— begin Material shown —
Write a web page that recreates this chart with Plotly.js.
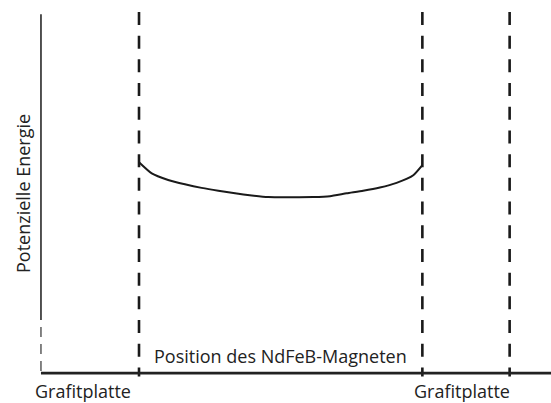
<!DOCTYPE html>
<html>
<head>
<meta charset="utf-8">
<script src="https://cdn.plot.ly/plotly-3.0.1.min.js"></script>
<style>html,body{margin:0;padding:0;background:#fff;}#chart{width:551px;height:403px;}</style>
</head>
<body>
<div id="chart"></div>
<script>
// Position of the NdFeB magnet (arbitrary units; inner plate surfaces at 0 and 10)
const curvePosition = [0, 0.45, 1.03, 1.62, 2.21, 2.80, 3.39, 3.98, 4.56, 5.15, 6.15, 6.74, 7.33, 7.91, 8.50, 9.09, 9.68, 10.0];
// Potential energy (arbitrary units)
const curveEnergy   = [5.84, 5.53, 5.35, 5.23, 5.13, 5.05, 4.98, 4.92, 4.875, 4.867, 4.875, 4.90, 4.98, 5.05, 5.14, 5.27, 5.48, 5.76];
// Graphite plate boundaries: [outer, inner] for left and right plate
const leftPlate  = [-3.46, 0];
const rightPlate = [10, 13.08];
const plateLabels = ["Grafitplatte", "Grafitplatte"];
const xAxisTitle = "Position des NdFeB-Magneten";
const yAxisTitle = "Potenzielle Energie";
const energyTop = 10;

const ink = '#1a1a1a';
const font = {family: 'Open Sans, Liberation Sans, sans-serif', size: 18, color: '#222222'};

const dashedEdges = [leftPlate[1], rightPlate[0], rightPlate[1]];
const traces = [];
dashedEdges.forEach(x => {
  traces.push({x: [x, x], y: [energyTop, -0.09], mode: 'lines', hoverinfo: 'skip',
    line: {color: ink, width: 2.6, dash: '13px,10.7px'}});
});
// left plate outer edge = energy axis
traces.push({x: [leftPlate[0], leftPlate[0]], y: [9.94, 1.47], mode: 'lines', hoverinfo: 'skip',
  line: {color: ink, width: 1.5}});
traces.push({x: [leftPlate[0], leftPlate[0]], y: [1.28, 0], mode: 'lines', hoverinfo: 'skip',
  line: {color: '#333', width: 1.2, dash: '10px,7px'}});
// position axis
traces.push({x: [leftPlate[0], 14.54], y: [0, 0], mode: 'lines', hoverinfo: 'skip',
  line: {color: '#222', width: 2.6}});
// energy curve
traces.push({x: curvePosition, y: curveEnergy, mode: 'lines', hoverinfo: 'skip',
  line: {color: ink, width: 2, shape: 'spline', smoothing: 0.5}});

const annotations = [
  {x: (leftPlate[1] + rightPlate[0]) / 2, y: 0, xref: 'x', yref: 'y', text: xAxisTitle,
   showarrow: false, xanchor: 'center', yanchor: 'bottom', yshift: 3, font: font},
  {x: (leftPlate[0] + leftPlate[1]) / 2, y: 0, xref: 'x', yref: 'y', text: plateLabels[0],
   showarrow: false, xanchor: 'center', yanchor: 'top', xshift: -7, yshift: -5, borderpad: 0, font: font},
  {x: (rightPlate[0] + rightPlate[1]) / 2, y: 0, xref: 'x', yref: 'y', text: plateLabels[1],
   showarrow: false, xanchor: 'center', yanchor: 'top', xshift: -4, yshift: -5, borderpad: 0, font: font},
  {x: 0, y: 0.5, xref: 'paper', yref: 'paper', text: yAxisTitle, textangle: -90,
   showarrow: false, xanchor: 'center', yanchor: 'middle', xshift: -14, yshift: 2, font: font}
];

const layout = {
  width: 551, height: 403,
  margin: {l: 37, r: 0, t: 8, b: 19},
  paper_bgcolor: '#fff', plot_bgcolor: '#fff',
  showlegend: false,
  xaxis: {range: [-3.6, 14.54], showgrid: false, zeroline: false, showline: false,
          showticklabels: false, ticks: '', fixedrange: true},
  yaxis: {range: [-0.3, 10.11], showgrid: false, zeroline: false, showline: false,
          showticklabels: false, ticks: '', fixedrange: true},
  annotations: annotations
};

Plotly.newPlot('chart', traces, layout, {displayModeBar: false, staticPlot: true});
</script>
</body>
</html>
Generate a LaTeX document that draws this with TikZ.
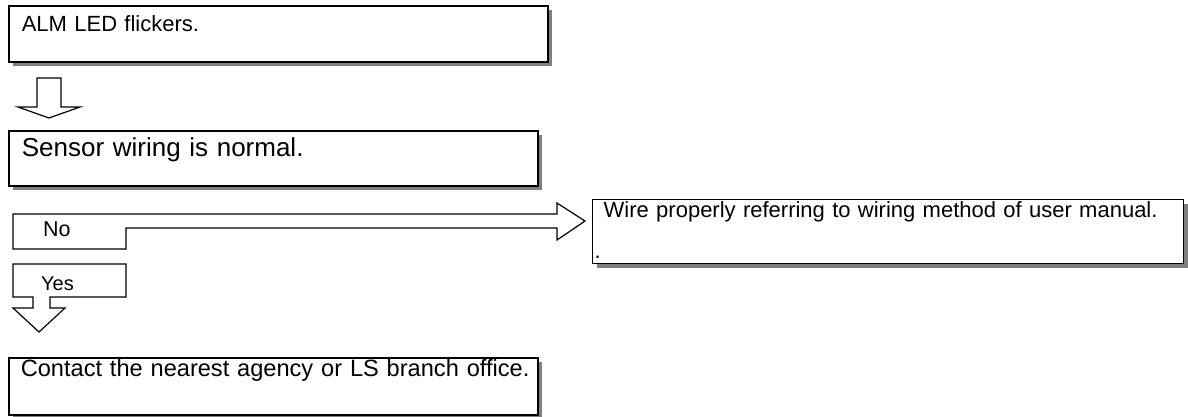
\documentclass[tikz,border=0pt]{standalone}
\usepackage{fontspec}
\setmainfont{Liberation Sans}
\usetikzlibrary{shadows}
\begin{document}
\begin{tikzpicture}[x=1pt,y=-1pt,
	cadre/.style={draw,line width=1.6pt,fill=white,anchor=north west,inner ysep=0pt,inner xsep=13pt,align=left,
		drop shadow={shadow xshift=4.5pt,shadow yshift=-4.5pt,fill=black!50,opacity=1}},
	fleche/.style={draw,line width=1.2pt,fill=white,line join=miter},
	etiquette/.style={anchor=base west,inner sep=0pt}]
	% Dimensions de la page
	\def\xlrg{1188} \def\ylrg{416}
	\useasboundingbox (0,0) rectangle (\xlrg,\ylrg);
%
% Les cadres
	\node[cadre,text width=513pt,text height=26pt,text depth=30pt,font=\fontsize{22}{25}\selectfont] (alm) at (8,5) {\mbox{ALM LED flickers.}};
	\node[cadre,text width=503pt,text height=26pt,text depth=29pt,font=\fontsize{26}{30}\selectfont] (sensor) at (8,130) {\mbox{Sensor wiring is normal.}};
	\node[cadre,line width=1.4pt,inner xsep=2pt,text width=587pt,text height=18pt,text depth=46pt,font=\fontsize{22}{41}\selectfont,
		drop shadow={shadow xshift=4pt,shadow yshift=-4pt,fill=black!50,opacity=1}] (wire) at (592,199)
		{\mbox{\hspace*{9pt}Wire properly referring to wiring method of user manual.}\\.};
	\node[cadre,inner xsep=12pt,text width=505pt,text height=19pt,text depth=38pt,font=\fontsize{23.6}{27}\selectfont] (contact) at (8,357) {\mbox{Contact the nearest agency or LS branch office.}};
%
% Les fleches
	\draw[fleche] (37,78)--(61,78)--(61,107)--(80,107)--(49,118)--(18,107)--(37,107)--cycle;
	\draw[fleche] (13,214)--(557,214)--(557,203)--(585,221)--(557,240)--(557,228)--(126,228)--(126,249)--(13,249)--cycle;
	\draw[fleche] (13,264)--(126,264)--(126,297)--(50,297)--(50,308)--(65,308)--(39,332)--(13,308)--(33,308)--(33,297)--(13,297)--cycle;
	\node[etiquette,font=\fontsize{21.5}{25}\selectfont] (no) at (43,236) {No};
	\node[etiquette,font=\fontsize{20}{23}\selectfont] (yes) at (41,290) {Yes};

\end{tikzpicture}
\end{document}
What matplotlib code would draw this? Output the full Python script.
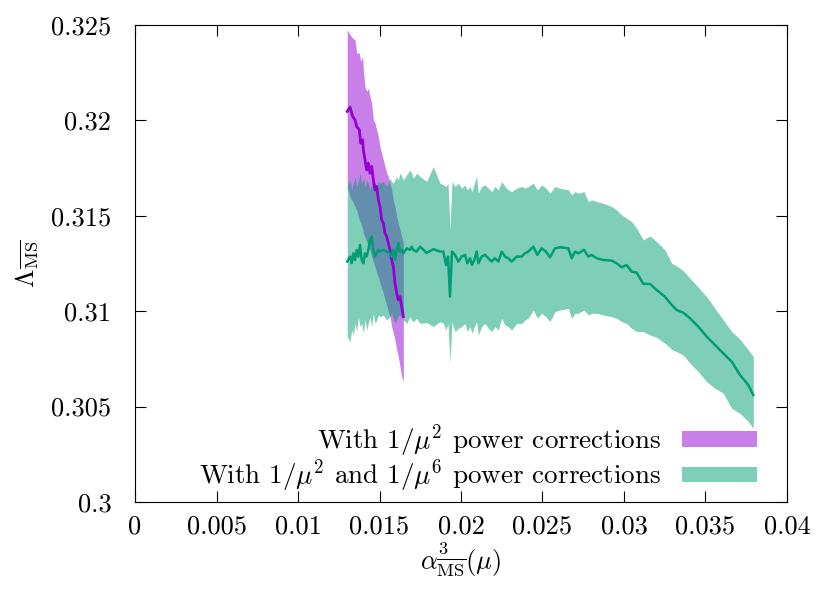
— end Material shown —
Without the pictures, write out every entry precisely as it appears.

Write a web page that recreates this chart with Plotly.js.
<!DOCTYPE html>
<html>
<head>
<meta charset="utf-8">
<script src="https://cdn.plot.ly/plotly-3.0.1.min.js"></script>
<style>html,body{margin:0;padding:0;background:#fff;}#chart{width:551px;height:403px;}</style>
</head>
<body>
<div id="chart"></div>
<script>
// Position of the NdFeB magnet (arbitrary units; inner plate surfaces at 0 and 10)
const curvePosition = [0, 0.45, 1.03, 1.62, 2.21, 2.80, 3.39, 3.98, 4.56, 5.15, 6.15, 6.74, 7.33, 7.91, 8.50, 9.09, 9.68, 10.0];
// Potential energy (arbitrary units)
const curveEnergy   = [5.84, 5.53, 5.35, 5.23, 5.13, 5.05, 4.98, 4.92, 4.875, 4.867, 4.875, 4.90, 4.98, 5.05, 5.14, 5.27, 5.48, 5.76];
// Graphite plate boundaries: [outer, inner] for left and right plate
const leftPlate  = [-3.46, 0];
const rightPlate = [10, 13.08];
const plateLabels = ["Grafitplatte", "Grafitplatte"];
const xAxisTitle = "Position des NdFeB-Magneten";
const yAxisTitle = "Potenzielle Energie";
const energyTop = 10;

const ink = '#1a1a1a';
const font = {family: 'Open Sans, Liberation Sans, sans-serif', size: 18, color: '#222222'};

const dashedEdges = [leftPlate[1], rightPlate[0], rightPlate[1]];
const traces = [];
dashedEdges.forEach(x => {
  traces.push({x: [x, x], y: [energyTop, -0.09], mode: 'lines', hoverinfo: 'skip',
    line: {color: ink, width: 2.6, dash: '13px,10.7px'}});
});
// left plate outer edge = energy axis
traces.push({x: [leftPlate[0], leftPlate[0]], y: [9.94, 1.47], mode: 'lines', hoverinfo: 'skip',
  line: {color: ink, width: 1.5}});
traces.push({x: [leftPlate[0], leftPlate[0]], y: [1.28, 0], mode: 'lines', hoverinfo: 'skip',
  line: {color: '#333', width: 1.2, dash: '10px,7px'}});
// position axis
traces.push({x: [leftPlate[0], 14.54], y: [0, 0], mode: 'lines', hoverinfo: 'skip',
  line: {color: '#222', width: 2.6}});
// energy curve
traces.push({x: curvePosition, y: curveEnergy, mode: 'lines', hoverinfo: 'skip',
  line: {color: ink, width: 2, shape: 'spline', smoothing: 0.5}});

const annotations = [
  {x: (leftPlate[1] + rightPlate[0]) / 2, y: 0, xref: 'x', yref: 'y', text: xAxisTitle,
   showarrow: false, xanchor: 'center', yanchor: 'bottom', yshift: 3, font: font},
  {x: (leftPlate[0] + leftPlate[1]) / 2, y: 0, xref: 'x', yref: 'y', text: plateLabels[0],
   showarrow: false, xanchor: 'center', yanchor: 'top', xshift: -7, yshift: -5, borderpad: 0, font: font},
  {x: (rightPlate[0] + rightPlate[1]) / 2, y: 0, xref: 'x', yref: 'y', text: plateLabels[1],
   showarrow: false, xanchor: 'center', yanchor: 'top', xshift: -4, yshift: -5, borderpad: 0, font: font},
  {x: 0, y: 0.5, xref: 'paper', yref: 'paper', text: yAxisTitle, textangle: -90,
   showarrow: false, xanchor: 'center', yanchor: 'middle', xshift: -14, yshift: 2, font: font}
];

const layout = {
  width: 551, height: 403,
  margin: {l: 37, r: 0, t: 8, b: 19},
  paper_bgcolor: '#fff', plot_bgcolor: '#fff',
  showlegend: false,
  xaxis: {range: [-3.6, 14.54], showgrid: false, zeroline: false, showline: false,
          showticklabels: false, ticks: '', fixedrange: true},
  yaxis: {range: [-0.3, 10.11], showgrid: false, zeroline: false, showline: false,
          showticklabels: false, ticks: '', fixedrange: true},
  annotations: annotations
};

Plotly.newPlot('chart', traces, layout, {displayModeBar: false, staticPlot: true});
</script>
</body>
</html>
Generate a LaTeX document that draws this with TikZ.
\documentclass[tikz,border=0pt]{standalone}
\usepackage{fontspec}
\setmainfont{Liberation Sans}
\usetikzlibrary{shadows}
\begin{document}
\begin{tikzpicture}[x=1pt,y=-1pt,
	cadre/.style={draw,line width=1.6pt,fill=white,anchor=north west,inner ysep=0pt,inner xsep=13pt,align=left,
		drop shadow={shadow xshift=4.5pt,shadow yshift=-4.5pt,fill=black!50,opacity=1}},
	fleche/.style={draw,line width=1.2pt,fill=white,line join=miter},
	etiquette/.style={anchor=base west,inner sep=0pt}]
	% Dimensions de la page
	\def\xlrg{1188} \def\ylrg{416}
	\useasboundingbox (0,0) rectangle (\xlrg,\ylrg);
%
% Les cadres
	\node[cadre,text width=513pt,text height=26pt,text depth=30pt,font=\fontsize{22}{25}\selectfont] (alm) at (8,5) {\mbox{ALM LED flickers.}};
	\node[cadre,text width=503pt,text height=26pt,text depth=29pt,font=\fontsize{26}{30}\selectfont] (sensor) at (8,130) {\mbox{Sensor wiring is normal.}};
	\node[cadre,line width=1.4pt,inner xsep=2pt,text width=587pt,text height=18pt,text depth=46pt,font=\fontsize{22}{41}\selectfont,
		drop shadow={shadow xshift=4pt,shadow yshift=-4pt,fill=black!50,opacity=1}] (wire) at (592,199)
		{\mbox{\hspace*{9pt}Wire properly referring to wiring method of user manual.}\\.};
	\node[cadre,inner xsep=12pt,text width=505pt,text height=19pt,text depth=38pt,font=\fontsize{23.6}{27}\selectfont] (contact) at (8,357) {\mbox{Contact the nearest agency or LS branch office.}};
%
% Les fleches
	\draw[fleche] (37,78)--(61,78)--(61,107)--(80,107)--(49,118)--(18,107)--(37,107)--cycle;
	\draw[fleche] (13,214)--(557,214)--(557,203)--(585,221)--(557,240)--(557,228)--(126,228)--(126,249)--(13,249)--cycle;
	\draw[fleche] (13,264)--(126,264)--(126,297)--(50,297)--(50,308)--(65,308)--(39,332)--(13,308)--(33,308)--(33,297)--(13,297)--cycle;
	\node[etiquette,font=\fontsize{21.5}{25}\selectfont] (no) at (43,236) {No};
	\node[etiquette,font=\fontsize{20}{23}\selectfont] (yes) at (41,290) {Yes};

\end{tikzpicture}
\end{document}
What matplotlib code would draw this? Output the full Python script.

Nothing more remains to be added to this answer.